Finitary approximations of free probability, involving combinatorial representation theory

Abstract

This thesis contributes to two theories which approximate free probability by finitary combinatorial structures. The first is finite free probability, which is concerned with expected characteristic polynomials of various random matrices and was initiated by Marcus, Spielman, and Srivastava in 2015. An alternate approach to some of their results for sums and products of randomly rotated matrices is presented, using techniques from combinatorial representation theory. Those techniques are then applied to the commutators of such matrices, uncovering the non-trivial but tractable combinatorics of immanants and Schur polynomials.

The second is the connection between symmetric groups and random matrices, specifically the asymptotics of star-transpositions in the infinite symmetric group and the gaussian unitary ensemble (GUE).
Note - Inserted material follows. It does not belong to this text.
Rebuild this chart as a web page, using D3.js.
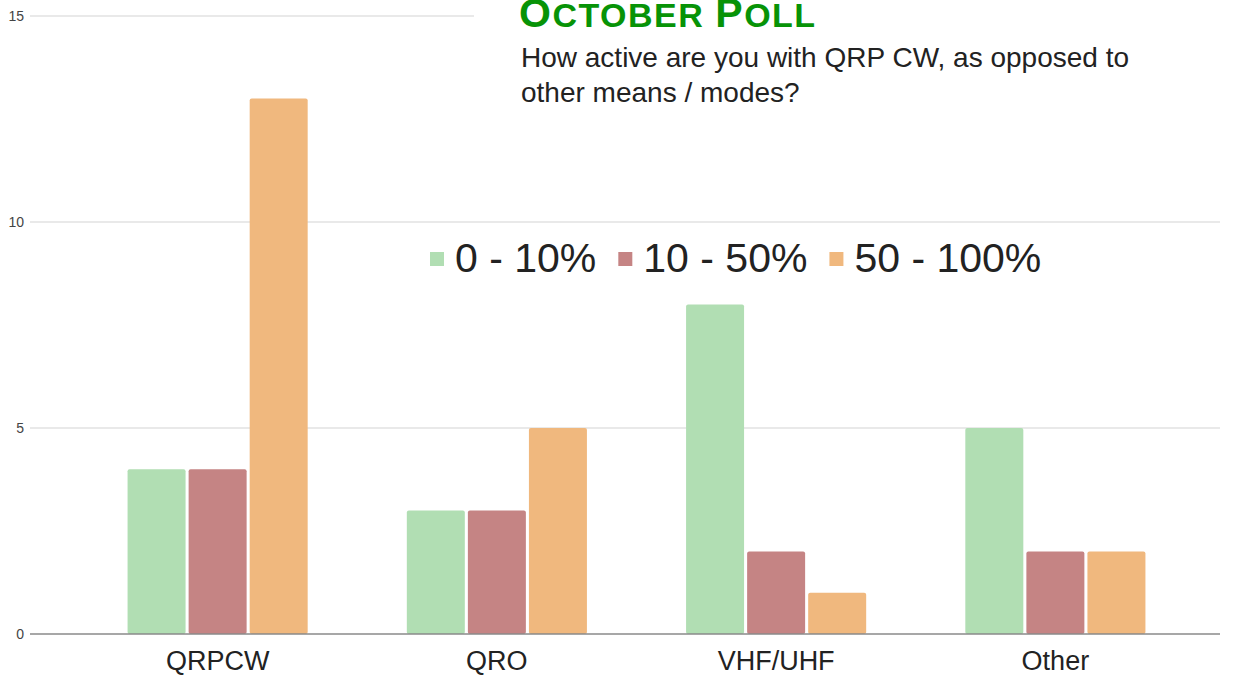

For a continuous family of factor representations of $S_{\infty}$, a central limit theorem for the star-transpositions $(1,n)$ is derived from the insight of Gohm-K\"{o}stler that they form an exchangeable sequence of noncommutative random variables. Then, the central limit law is described by a random matrix model which continuously deforms the well-known traceless GUE by taking its gaussian entries from noncommutative operator algebras with canonical commutation relations (CCR). This random matrix model generalizes results of K\"{o}stler and Nica from 2021, which in turn generalized a result of Biane from 1995.